• [Goal of the exercise] Repeat the lines below exactly as they appear, but leave out the images.
--- begin Provided material ---
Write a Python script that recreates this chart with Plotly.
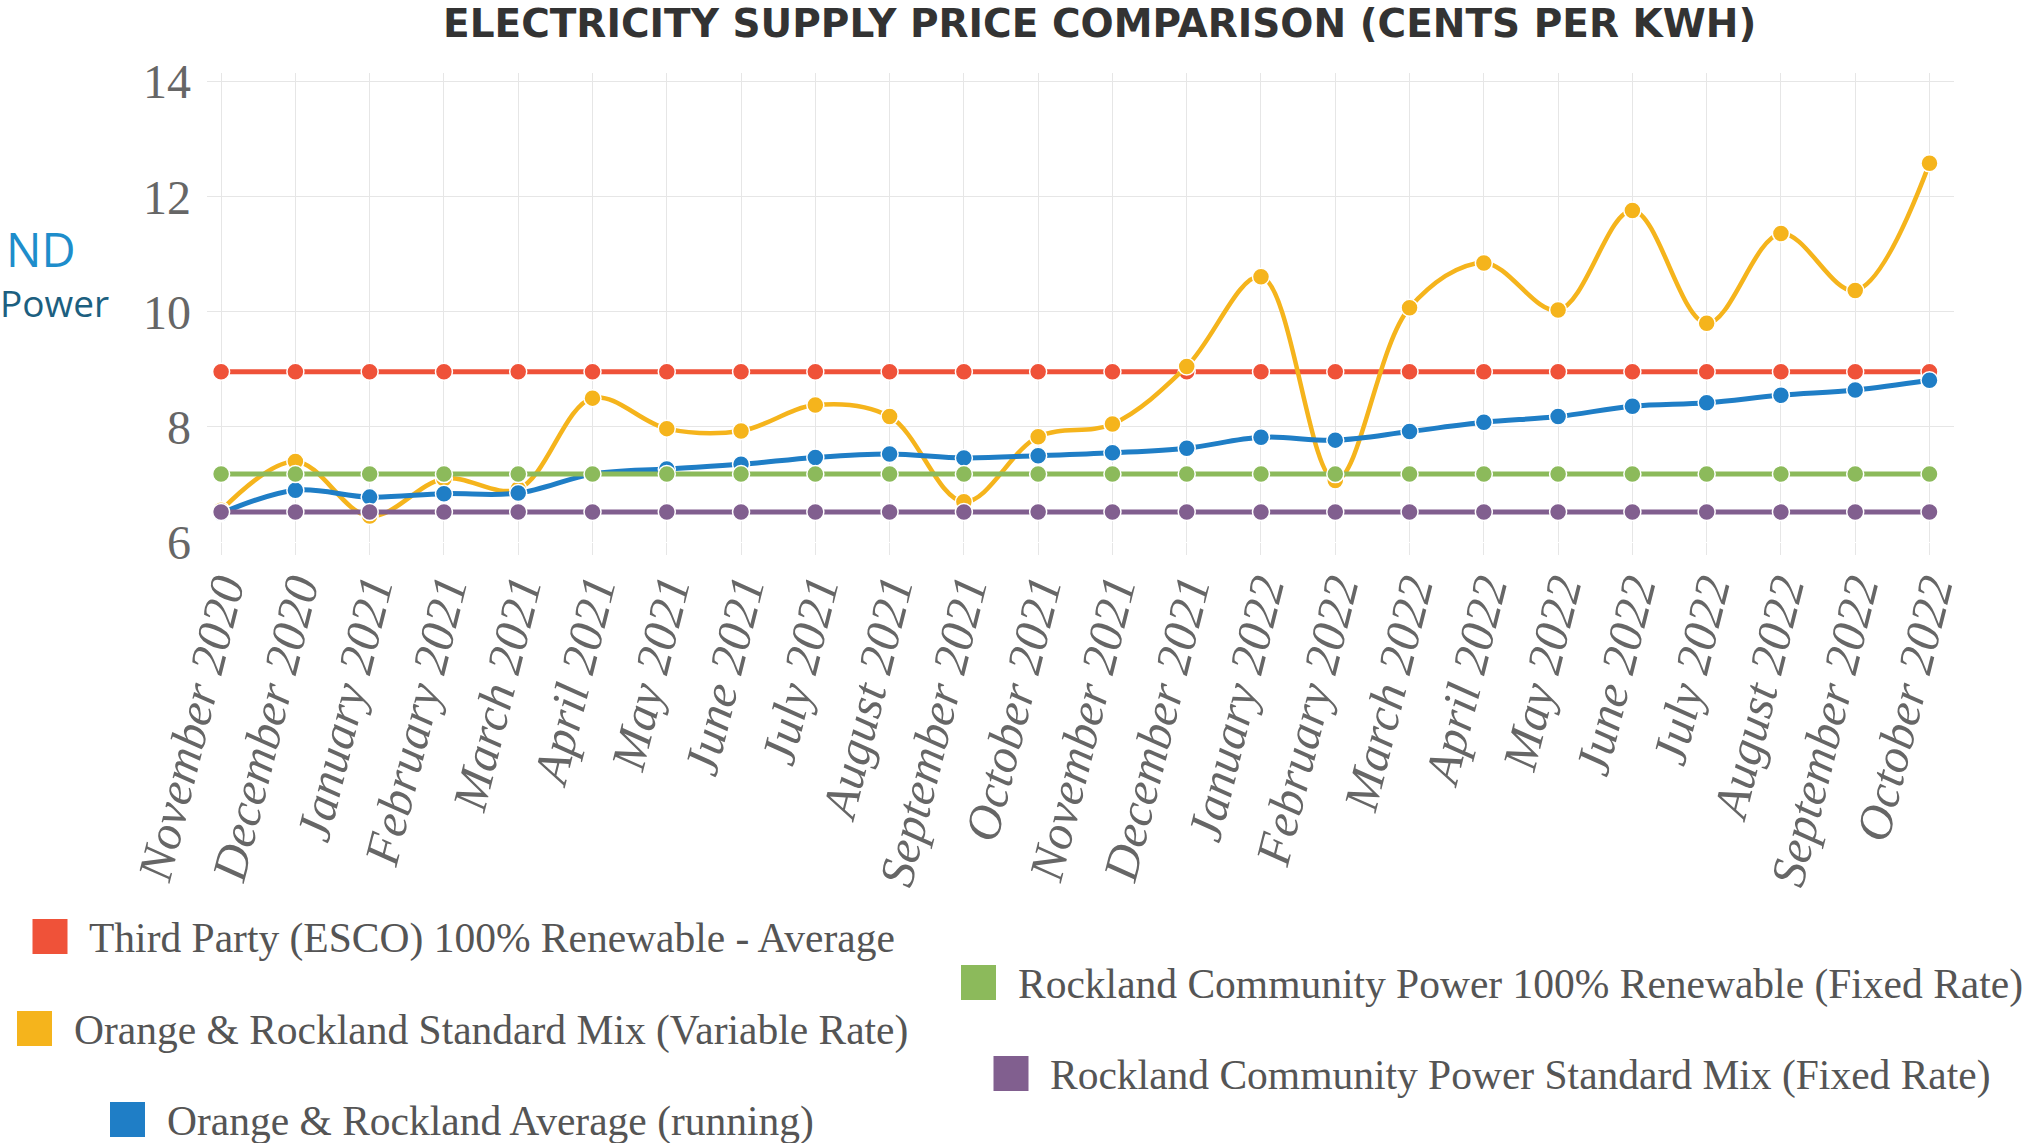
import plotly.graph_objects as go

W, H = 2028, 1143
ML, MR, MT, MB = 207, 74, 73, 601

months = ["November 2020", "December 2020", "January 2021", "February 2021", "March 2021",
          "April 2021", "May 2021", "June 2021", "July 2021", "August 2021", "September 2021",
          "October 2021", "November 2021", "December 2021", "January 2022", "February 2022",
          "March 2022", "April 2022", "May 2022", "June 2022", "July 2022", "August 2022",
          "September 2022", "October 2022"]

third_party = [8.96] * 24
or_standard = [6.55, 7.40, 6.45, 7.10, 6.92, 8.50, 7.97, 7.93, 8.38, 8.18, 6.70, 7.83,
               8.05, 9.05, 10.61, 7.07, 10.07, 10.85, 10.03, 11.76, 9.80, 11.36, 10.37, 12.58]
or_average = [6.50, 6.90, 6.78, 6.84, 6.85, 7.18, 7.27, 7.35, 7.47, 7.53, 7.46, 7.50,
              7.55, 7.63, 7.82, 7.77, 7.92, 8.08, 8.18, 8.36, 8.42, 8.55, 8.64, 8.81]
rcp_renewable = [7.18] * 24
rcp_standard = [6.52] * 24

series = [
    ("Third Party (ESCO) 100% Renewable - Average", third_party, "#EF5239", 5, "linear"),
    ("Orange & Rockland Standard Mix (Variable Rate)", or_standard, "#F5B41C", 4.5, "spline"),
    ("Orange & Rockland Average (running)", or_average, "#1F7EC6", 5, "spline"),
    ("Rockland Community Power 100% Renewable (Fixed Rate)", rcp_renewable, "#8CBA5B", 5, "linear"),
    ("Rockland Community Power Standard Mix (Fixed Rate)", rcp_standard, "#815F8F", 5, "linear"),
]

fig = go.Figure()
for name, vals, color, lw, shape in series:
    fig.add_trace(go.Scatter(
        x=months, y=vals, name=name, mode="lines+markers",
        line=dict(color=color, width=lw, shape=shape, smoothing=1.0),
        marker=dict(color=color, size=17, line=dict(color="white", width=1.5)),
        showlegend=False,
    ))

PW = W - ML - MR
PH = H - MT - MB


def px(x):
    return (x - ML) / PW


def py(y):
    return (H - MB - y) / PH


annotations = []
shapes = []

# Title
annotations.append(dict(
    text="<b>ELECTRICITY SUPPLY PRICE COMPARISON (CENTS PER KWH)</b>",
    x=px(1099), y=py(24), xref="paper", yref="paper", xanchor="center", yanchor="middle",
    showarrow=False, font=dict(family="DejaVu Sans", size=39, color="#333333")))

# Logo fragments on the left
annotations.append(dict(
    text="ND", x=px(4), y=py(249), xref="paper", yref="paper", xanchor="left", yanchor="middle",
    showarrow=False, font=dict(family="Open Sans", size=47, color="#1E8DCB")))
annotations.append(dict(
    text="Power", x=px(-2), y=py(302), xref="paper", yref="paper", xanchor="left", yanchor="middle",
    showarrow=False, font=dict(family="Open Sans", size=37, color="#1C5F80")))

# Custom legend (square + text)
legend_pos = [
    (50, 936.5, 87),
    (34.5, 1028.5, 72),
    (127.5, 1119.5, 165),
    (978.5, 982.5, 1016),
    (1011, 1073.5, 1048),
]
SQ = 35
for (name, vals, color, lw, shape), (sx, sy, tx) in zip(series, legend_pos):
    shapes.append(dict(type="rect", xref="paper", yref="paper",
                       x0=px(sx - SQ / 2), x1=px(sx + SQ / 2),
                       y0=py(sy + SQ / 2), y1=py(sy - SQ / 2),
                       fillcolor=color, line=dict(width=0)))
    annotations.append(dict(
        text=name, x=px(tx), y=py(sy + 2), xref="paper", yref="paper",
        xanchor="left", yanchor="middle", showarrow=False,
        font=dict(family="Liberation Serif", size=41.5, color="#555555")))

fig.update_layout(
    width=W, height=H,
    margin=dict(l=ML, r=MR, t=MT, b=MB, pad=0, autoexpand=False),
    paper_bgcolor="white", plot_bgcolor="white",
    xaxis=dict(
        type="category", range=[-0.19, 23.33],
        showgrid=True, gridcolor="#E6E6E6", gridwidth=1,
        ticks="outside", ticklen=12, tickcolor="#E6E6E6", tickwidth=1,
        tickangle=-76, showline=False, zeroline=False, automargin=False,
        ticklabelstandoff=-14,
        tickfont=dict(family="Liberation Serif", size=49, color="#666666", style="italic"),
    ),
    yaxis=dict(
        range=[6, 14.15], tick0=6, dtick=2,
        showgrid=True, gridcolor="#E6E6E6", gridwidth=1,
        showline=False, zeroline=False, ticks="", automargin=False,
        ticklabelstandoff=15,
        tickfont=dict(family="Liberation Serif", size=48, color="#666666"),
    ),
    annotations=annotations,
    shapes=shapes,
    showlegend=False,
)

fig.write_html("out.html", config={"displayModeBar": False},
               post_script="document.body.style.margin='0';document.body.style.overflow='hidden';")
--- end Provided material ---
• [Complete output]
Write a Python script that recreates this chart with Plotly.
import plotly.graph_objects as go

W, H = 2028, 1143
ML, MR, MT, MB = 207, 74, 73, 601

months = ["November 2020", "December 2020", "January 2021", "February 2021", "March 2021",
          "April 2021", "May 2021", "June 2021", "July 2021", "August 2021", "September 2021",
          "October 2021", "November 2021", "December 2021", "January 2022", "February 2022",
          "March 2022", "April 2022", "May 2022", "June 2022", "July 2022", "August 2022",
          "September 2022", "October 2022"]

third_party = [8.96] * 24
or_standard = [6.55, 7.40, 6.45, 7.10, 6.92, 8.50, 7.97, 7.93, 8.38, 8.18, 6.70, 7.83,
               8.05, 9.05, 10.61, 7.07, 10.07, 10.85, 10.03, 11.76, 9.80, 11.36, 10.37, 12.58]
or_average = [6.50, 6.90, 6.78, 6.84, 6.85, 7.18, 7.27, 7.35, 7.47, 7.53, 7.46, 7.50,
              7.55, 7.63, 7.82, 7.77, 7.92, 8.08, 8.18, 8.36, 8.42, 8.55, 8.64, 8.81]
rcp_renewable = [7.18] * 24
rcp_standard = [6.52] * 24

series = [
    ("Third Party (ESCO) 100% Renewable - Average", third_party, "#EF5239", 5, "linear"),
    ("Orange & Rockland Standard Mix (Variable Rate)", or_standard, "#F5B41C", 4.5, "spline"),
    ("Orange & Rockland Average (running)", or_average, "#1F7EC6", 5, "spline"),
    ("Rockland Community Power 100% Renewable (Fixed Rate)", rcp_renewable, "#8CBA5B", 5, "linear"),
    ("Rockland Community Power Standard Mix (Fixed Rate)", rcp_standard, "#815F8F", 5, "linear"),
]

fig = go.Figure()
for name, vals, color, lw, shape in series:
    fig.add_trace(go.Scatter(
        x=months, y=vals, name=name, mode="lines+markers",
        line=dict(color=color, width=lw, shape=shape, smoothing=1.0),
        marker=dict(color=color, size=17, line=dict(color="white", width=1.5)),
        showlegend=False,
    ))

PW = W - ML - MR
PH = H - MT - MB


def px(x):
    return (x - ML) / PW


def py(y):
    return (H - MB - y) / PH


annotations = []
shapes = []

# Title
annotations.append(dict(
    text="<b>ELECTRICITY SUPPLY PRICE COMPARISON (CENTS PER KWH)</b>",
    x=px(1099), y=py(24), xref="paper", yref="paper", xanchor="center", yanchor="middle",
    showarrow=False, font=dict(family="DejaVu Sans", size=39, color="#333333")))

# Logo fragments on the left
annotations.append(dict(
    text="ND", x=px(4), y=py(249), xref="paper", yref="paper", xanchor="left", yanchor="middle",
    showarrow=False, font=dict(family="Open Sans", size=47, color="#1E8DCB")))
annotations.append(dict(
    text="Power", x=px(-2), y=py(302), xref="paper", yref="paper", xanchor="left", yanchor="middle",
    showarrow=False, font=dict(family="Open Sans", size=37, color="#1C5F80")))

# Custom legend (square + text)
legend_pos = [
    (50, 936.5, 87),
    (34.5, 1028.5, 72),
    (127.5, 1119.5, 165),
    (978.5, 982.5, 1016),
    (1011, 1073.5, 1048),
]
SQ = 35
for (name, vals, color, lw, shape), (sx, sy, tx) in zip(series, legend_pos):
    shapes.append(dict(type="rect", xref="paper", yref="paper",
                       x0=px(sx - SQ / 2), x1=px(sx + SQ / 2),
                       y0=py(sy + SQ / 2), y1=py(sy - SQ / 2),
                       fillcolor=color, line=dict(width=0)))
    annotations.append(dict(
        text=name, x=px(tx), y=py(sy + 2), xref="paper", yref="paper",
        xanchor="left", yanchor="middle", showarrow=False,
        font=dict(family="Liberation Serif", size=41.5, color="#555555")))

fig.update_layout(
    width=W, height=H,
    margin=dict(l=ML, r=MR, t=MT, b=MB, pad=0, autoexpand=False),
    paper_bgcolor="white", plot_bgcolor="white",
    xaxis=dict(
        type="category", range=[-0.19, 23.33],
        showgrid=True, gridcolor="#E6E6E6", gridwidth=1,
        ticks="outside", ticklen=12, tickcolor="#E6E6E6", tickwidth=1,
        tickangle=-76, showline=False, zeroline=False, automargin=False,
        ticklabelstandoff=-14,
        tickfont=dict(family="Liberation Serif", size=49, color="#666666", style="italic"),
    ),
    yaxis=dict(
        range=[6, 14.15], tick0=6, dtick=2,
        showgrid=True, gridcolor="#E6E6E6", gridwidth=1,
        showline=False, zeroline=False, ticks="", automargin=False,
        ticklabelstandoff=15,
        tickfont=dict(family="Liberation Serif", size=48, color="#666666"),
    ),
    annotations=annotations,
    shapes=shapes,
    showlegend=False,
)

fig.write_html("out.html", config={"displayModeBar": False},
               post_script="document.body.style.margin='0';document.body.style.overflow='hidden';")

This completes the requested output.